Abgesehen davon, dass diese Überlegungen die Wissensbestände der Geschlechterforschung gänzlich missachten, untergraben sie auch eine der Kernthesen des Buches. Schließlich betont Lindner, „dass es keine geschlechtsspezifischen Ursachen der Kriminalitätsentstehung“ gebe, sondern sowohl bei „Männern wie auch bei Frauen […] die gleichen kriminogenen Faktoren zur Entstehung von kriminellem Verhalten“ führten. Inwieweit ein Individuum diesen Faktoren (die jedoch nirgendwo expliziert werden) ausgesetzt sei, hänge vor allem von der „Rolle und Sozialisation dieser Person“ ab (S. 37f.). Neben dieser durchaus nachvollziehbaren These argumentiert die Verfasserin schlussendlich, „dass generelle Aussagen zur Frauenkriminalität nicht getroffen werden“ könnten. Man könne diesem Gegenstand „nur durch eine differenzierte und deliktspezifische Betrachtung gerecht werden“ (S. 271). Entgegen diesem Postulat unterscheidet Lindner Frauen in ihrer Untersuchung aber lediglich nach dem Alter. Andere Faktoren wie etwa soziale Herkunft bleiben vollkommen ausgespart. Fazit: Um zu erkennen, dass für die angemessene Bearbeitung der Thematik Frauenkriminalität eine differenzierte und reflektierte Herangehensweise vonnöten ist, hätte es dieser Arbeit kaum bedurft.

Anmerkungen:
1 Schwerhoff, Gerd, Aktenkundig und gerichtsnotorisch. Einführung in die Historische Kriminalitätsforschung, Tübingen 1999, S. 10.

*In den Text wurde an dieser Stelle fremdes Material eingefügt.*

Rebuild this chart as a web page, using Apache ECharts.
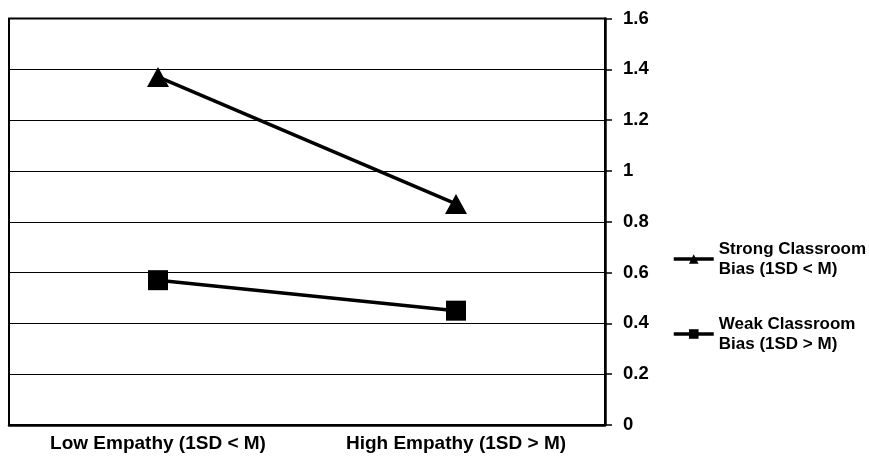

2 Vgl. hierzu in Bezug auf die Bevölkerungswissenschaft Schlimm, Anette, Das „epistemische Ding“ Bevölkerung. Möglichkeiten einer kulturgeschichtlichen Betrachtung der Bevölkerungswissenschaft, in: Langner, Ronald u.a. (Hrsg.), Ordnungen des Denkens. Debatten um Wissenschaftstheorie und Erkenntniskritik, Münster 2007, S. 97-107.
3 Siehe z.B. Krasmann, Susanne, Die Kriminalität der Gesellschaft. Zur Gouvernementalität der Gegenwart, Konstanz 2003.
4 Uhl, Karsten, Das „verbrecherische Weib“. Geschlecht, Verbrechen und Strafen im kriminologischen Diskurs 1800-1945, Münster 2003.